[Stated problem] Without the pictures, please reproduce only the lines from the one with "Rebuild this diagram" through the one with "(85,69) rectangle (599,404);", both included.

[Given records]
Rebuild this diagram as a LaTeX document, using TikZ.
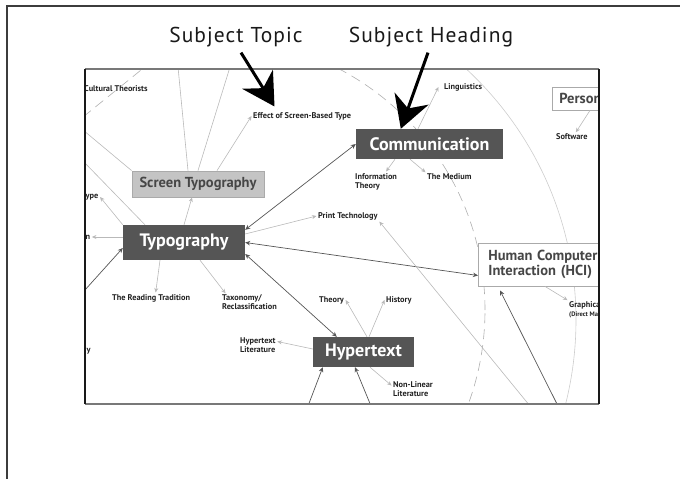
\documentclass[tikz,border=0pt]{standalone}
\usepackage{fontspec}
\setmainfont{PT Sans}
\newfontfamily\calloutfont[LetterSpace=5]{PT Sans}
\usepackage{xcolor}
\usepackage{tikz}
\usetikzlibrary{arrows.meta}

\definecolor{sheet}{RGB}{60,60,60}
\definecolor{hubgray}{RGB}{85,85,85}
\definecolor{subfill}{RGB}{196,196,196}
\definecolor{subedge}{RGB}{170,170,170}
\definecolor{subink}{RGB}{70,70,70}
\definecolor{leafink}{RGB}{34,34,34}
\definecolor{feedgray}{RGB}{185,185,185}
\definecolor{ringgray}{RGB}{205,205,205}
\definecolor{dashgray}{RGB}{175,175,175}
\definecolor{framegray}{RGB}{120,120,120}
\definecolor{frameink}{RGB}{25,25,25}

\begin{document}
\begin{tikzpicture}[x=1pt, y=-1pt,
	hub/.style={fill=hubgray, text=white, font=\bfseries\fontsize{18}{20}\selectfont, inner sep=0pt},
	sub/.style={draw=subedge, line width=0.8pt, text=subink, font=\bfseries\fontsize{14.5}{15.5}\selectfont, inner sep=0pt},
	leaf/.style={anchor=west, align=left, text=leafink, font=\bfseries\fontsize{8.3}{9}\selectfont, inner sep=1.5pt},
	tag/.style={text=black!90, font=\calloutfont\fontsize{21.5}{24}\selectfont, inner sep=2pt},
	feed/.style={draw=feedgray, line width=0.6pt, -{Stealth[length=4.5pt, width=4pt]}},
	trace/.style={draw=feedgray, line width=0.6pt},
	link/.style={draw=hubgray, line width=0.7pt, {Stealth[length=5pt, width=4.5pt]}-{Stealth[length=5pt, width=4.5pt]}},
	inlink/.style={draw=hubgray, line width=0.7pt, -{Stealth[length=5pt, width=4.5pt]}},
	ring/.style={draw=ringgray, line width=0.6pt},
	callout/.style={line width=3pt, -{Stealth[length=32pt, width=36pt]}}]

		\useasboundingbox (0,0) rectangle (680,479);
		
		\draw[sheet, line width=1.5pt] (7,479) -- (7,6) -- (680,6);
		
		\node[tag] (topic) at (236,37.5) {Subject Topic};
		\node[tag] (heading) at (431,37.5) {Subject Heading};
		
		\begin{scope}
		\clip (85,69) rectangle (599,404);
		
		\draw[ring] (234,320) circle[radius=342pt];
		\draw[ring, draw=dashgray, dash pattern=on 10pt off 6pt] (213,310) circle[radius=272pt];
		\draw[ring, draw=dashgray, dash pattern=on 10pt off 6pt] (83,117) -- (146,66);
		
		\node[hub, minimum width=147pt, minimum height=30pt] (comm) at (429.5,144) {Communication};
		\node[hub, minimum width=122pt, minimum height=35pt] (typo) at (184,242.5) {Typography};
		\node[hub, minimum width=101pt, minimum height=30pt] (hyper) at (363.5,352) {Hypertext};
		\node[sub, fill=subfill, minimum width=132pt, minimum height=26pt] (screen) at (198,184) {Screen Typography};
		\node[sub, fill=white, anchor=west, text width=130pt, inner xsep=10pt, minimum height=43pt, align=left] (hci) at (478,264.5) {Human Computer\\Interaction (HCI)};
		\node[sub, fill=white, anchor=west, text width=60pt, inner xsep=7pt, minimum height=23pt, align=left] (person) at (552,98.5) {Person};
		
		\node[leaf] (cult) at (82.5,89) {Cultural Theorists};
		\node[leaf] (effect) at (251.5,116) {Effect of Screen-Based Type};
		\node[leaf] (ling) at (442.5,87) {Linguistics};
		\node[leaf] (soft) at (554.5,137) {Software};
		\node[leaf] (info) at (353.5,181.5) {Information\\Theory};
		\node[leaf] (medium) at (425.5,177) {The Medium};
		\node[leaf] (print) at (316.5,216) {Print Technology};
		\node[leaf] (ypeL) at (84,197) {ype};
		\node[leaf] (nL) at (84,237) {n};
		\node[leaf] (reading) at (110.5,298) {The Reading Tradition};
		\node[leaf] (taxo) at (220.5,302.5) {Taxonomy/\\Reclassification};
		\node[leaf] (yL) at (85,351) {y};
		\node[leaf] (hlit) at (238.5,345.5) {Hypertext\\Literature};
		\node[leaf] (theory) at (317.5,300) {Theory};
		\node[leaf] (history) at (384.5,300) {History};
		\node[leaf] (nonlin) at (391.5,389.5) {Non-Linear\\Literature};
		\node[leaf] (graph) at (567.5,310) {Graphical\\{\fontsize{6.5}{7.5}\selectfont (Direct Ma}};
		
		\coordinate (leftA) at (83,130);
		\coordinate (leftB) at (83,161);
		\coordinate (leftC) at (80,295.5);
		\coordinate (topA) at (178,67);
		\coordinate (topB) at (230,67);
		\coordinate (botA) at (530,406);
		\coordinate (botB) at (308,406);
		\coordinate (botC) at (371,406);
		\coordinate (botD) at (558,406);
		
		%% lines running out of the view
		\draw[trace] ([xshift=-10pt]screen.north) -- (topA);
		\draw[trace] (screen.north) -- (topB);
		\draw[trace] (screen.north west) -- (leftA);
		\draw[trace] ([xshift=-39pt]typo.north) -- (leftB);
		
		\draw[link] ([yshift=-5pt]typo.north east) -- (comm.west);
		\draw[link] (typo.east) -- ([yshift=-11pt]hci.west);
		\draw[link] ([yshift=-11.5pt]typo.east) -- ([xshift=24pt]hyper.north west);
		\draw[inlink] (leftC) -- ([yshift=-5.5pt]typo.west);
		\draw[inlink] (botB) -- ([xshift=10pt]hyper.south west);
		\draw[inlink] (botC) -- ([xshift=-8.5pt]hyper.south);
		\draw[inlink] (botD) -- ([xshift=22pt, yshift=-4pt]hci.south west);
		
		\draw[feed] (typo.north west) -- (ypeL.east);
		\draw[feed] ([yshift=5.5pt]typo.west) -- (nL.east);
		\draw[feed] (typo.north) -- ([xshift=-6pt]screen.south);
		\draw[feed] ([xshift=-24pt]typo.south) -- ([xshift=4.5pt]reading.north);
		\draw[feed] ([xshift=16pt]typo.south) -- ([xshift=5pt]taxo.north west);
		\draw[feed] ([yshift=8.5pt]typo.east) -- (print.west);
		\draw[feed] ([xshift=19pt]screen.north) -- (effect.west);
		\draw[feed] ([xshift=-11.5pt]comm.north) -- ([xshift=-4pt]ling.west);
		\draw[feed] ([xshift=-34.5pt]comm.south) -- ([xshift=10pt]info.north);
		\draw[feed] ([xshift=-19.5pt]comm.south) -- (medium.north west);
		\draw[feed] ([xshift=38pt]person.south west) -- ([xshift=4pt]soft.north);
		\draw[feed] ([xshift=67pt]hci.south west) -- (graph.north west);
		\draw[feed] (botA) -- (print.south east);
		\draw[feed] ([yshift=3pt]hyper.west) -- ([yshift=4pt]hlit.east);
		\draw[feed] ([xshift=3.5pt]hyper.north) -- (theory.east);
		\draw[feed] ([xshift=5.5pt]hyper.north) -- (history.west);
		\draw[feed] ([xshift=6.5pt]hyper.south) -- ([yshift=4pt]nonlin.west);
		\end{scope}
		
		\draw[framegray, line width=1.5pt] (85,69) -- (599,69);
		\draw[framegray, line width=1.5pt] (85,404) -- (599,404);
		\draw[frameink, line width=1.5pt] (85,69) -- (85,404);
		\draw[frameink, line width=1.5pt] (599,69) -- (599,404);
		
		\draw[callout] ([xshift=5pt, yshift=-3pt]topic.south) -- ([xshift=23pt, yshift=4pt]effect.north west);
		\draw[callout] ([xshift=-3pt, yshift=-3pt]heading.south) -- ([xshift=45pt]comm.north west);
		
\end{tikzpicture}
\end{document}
==
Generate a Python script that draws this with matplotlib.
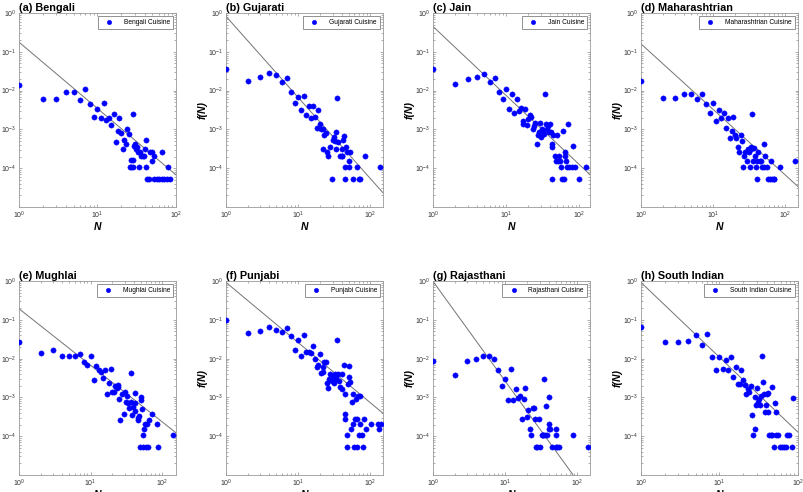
--
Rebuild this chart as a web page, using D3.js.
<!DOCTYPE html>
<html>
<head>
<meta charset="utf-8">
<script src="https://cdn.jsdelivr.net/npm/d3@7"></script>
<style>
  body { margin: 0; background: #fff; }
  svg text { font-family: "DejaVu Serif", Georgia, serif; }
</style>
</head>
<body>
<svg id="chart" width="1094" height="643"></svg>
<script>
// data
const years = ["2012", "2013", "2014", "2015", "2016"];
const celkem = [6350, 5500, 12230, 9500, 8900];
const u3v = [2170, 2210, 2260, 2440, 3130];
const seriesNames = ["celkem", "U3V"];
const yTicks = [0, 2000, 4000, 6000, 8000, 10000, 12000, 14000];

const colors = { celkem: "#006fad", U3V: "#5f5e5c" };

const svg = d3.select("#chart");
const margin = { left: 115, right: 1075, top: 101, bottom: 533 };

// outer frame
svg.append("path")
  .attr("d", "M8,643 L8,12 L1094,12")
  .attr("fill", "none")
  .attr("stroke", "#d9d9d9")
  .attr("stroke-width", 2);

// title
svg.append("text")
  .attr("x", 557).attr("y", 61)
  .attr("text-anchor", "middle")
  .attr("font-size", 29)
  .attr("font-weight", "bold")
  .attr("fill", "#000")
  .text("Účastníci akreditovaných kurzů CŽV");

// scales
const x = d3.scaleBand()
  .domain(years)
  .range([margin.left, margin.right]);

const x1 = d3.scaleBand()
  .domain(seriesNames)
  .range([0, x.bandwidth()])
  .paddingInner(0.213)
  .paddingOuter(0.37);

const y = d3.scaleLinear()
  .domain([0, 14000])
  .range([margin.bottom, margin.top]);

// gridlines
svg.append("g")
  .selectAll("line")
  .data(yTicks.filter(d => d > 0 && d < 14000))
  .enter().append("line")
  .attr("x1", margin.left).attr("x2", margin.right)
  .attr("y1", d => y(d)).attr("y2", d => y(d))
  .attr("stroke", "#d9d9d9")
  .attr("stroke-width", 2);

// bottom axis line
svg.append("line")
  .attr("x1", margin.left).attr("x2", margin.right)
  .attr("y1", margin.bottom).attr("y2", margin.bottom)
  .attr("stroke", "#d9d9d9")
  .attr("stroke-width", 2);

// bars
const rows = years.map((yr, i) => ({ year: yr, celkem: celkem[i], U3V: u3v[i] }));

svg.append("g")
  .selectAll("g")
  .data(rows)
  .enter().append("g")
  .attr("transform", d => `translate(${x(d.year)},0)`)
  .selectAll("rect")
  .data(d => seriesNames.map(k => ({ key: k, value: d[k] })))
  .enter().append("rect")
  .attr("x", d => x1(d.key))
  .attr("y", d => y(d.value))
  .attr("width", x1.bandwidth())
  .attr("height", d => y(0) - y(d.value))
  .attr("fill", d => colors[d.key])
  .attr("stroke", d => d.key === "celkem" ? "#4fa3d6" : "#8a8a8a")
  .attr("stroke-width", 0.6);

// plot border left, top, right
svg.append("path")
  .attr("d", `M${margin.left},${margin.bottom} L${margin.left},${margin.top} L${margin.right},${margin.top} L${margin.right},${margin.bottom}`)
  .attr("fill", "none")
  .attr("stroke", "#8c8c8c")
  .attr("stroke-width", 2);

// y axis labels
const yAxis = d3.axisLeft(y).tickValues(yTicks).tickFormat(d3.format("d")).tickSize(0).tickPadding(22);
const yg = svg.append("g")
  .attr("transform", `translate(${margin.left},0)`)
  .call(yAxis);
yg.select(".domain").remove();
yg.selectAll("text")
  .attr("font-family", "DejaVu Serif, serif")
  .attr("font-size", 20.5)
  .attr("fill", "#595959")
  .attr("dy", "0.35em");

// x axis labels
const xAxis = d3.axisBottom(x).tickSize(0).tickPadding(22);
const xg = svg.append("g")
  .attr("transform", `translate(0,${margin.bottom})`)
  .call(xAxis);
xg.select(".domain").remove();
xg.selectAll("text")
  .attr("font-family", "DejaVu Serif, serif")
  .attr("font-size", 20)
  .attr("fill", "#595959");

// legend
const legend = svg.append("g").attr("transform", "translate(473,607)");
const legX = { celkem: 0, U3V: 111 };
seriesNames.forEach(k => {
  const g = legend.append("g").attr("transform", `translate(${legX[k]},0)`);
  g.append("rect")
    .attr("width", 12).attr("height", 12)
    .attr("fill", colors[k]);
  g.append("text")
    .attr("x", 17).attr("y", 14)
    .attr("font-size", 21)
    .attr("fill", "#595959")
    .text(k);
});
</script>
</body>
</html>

[Reply to the exercise]
Rebuild this diagram as a LaTeX document, using TikZ.
\documentclass[tikz,border=0pt]{standalone}
\usepackage{fontspec}
\setmainfont{PT Sans}
\newfontfamily\calloutfont[LetterSpace=5]{PT Sans}
\usepackage{xcolor}
\usepackage{tikz}
\usetikzlibrary{arrows.meta}

\definecolor{sheet}{RGB}{60,60,60}
\definecolor{hubgray}{RGB}{85,85,85}
\definecolor{subfill}{RGB}{196,196,196}
\definecolor{subedge}{RGB}{170,170,170}
\definecolor{subink}{RGB}{70,70,70}
\definecolor{leafink}{RGB}{34,34,34}
\definecolor{feedgray}{RGB}{185,185,185}
\definecolor{ringgray}{RGB}{205,205,205}
\definecolor{dashgray}{RGB}{175,175,175}
\definecolor{framegray}{RGB}{120,120,120}
\definecolor{frameink}{RGB}{25,25,25}

\begin{document}
\begin{tikzpicture}[x=1pt, y=-1pt,
	hub/.style={fill=hubgray, text=white, font=\bfseries\fontsize{18}{20}\selectfont, inner sep=0pt},
	sub/.style={draw=subedge, line width=0.8pt, text=subink, font=\bfseries\fontsize{14.5}{15.5}\selectfont, inner sep=0pt},
	leaf/.style={anchor=west, align=left, text=leafink, font=\bfseries\fontsize{8.3}{9}\selectfont, inner sep=1.5pt},
	tag/.style={text=black!90, font=\calloutfont\fontsize{21.5}{24}\selectfont, inner sep=2pt},
	feed/.style={draw=feedgray, line width=0.6pt, -{Stealth[length=4.5pt, width=4pt]}},
	trace/.style={draw=feedgray, line width=0.6pt},
	link/.style={draw=hubgray, line width=0.7pt, {Stealth[length=5pt, width=4.5pt]}-{Stealth[length=5pt, width=4.5pt]}},
	inlink/.style={draw=hubgray, line width=0.7pt, -{Stealth[length=5pt, width=4.5pt]}},
	ring/.style={draw=ringgray, line width=0.6pt},
	callout/.style={line width=3pt, -{Stealth[length=32pt, width=36pt]}}]

		\useasboundingbox (0,0) rectangle (680,479);
		
		\draw[sheet, line width=1.5pt] (7,479) -- (7,6) -- (680,6);
		
		\node[tag] (topic) at (236,37.5) {Subject Topic};
		\node[tag] (heading) at (431,37.5) {Subject Heading};
		
		\begin{scope}
		\clip (85,69) rectangle (599,404);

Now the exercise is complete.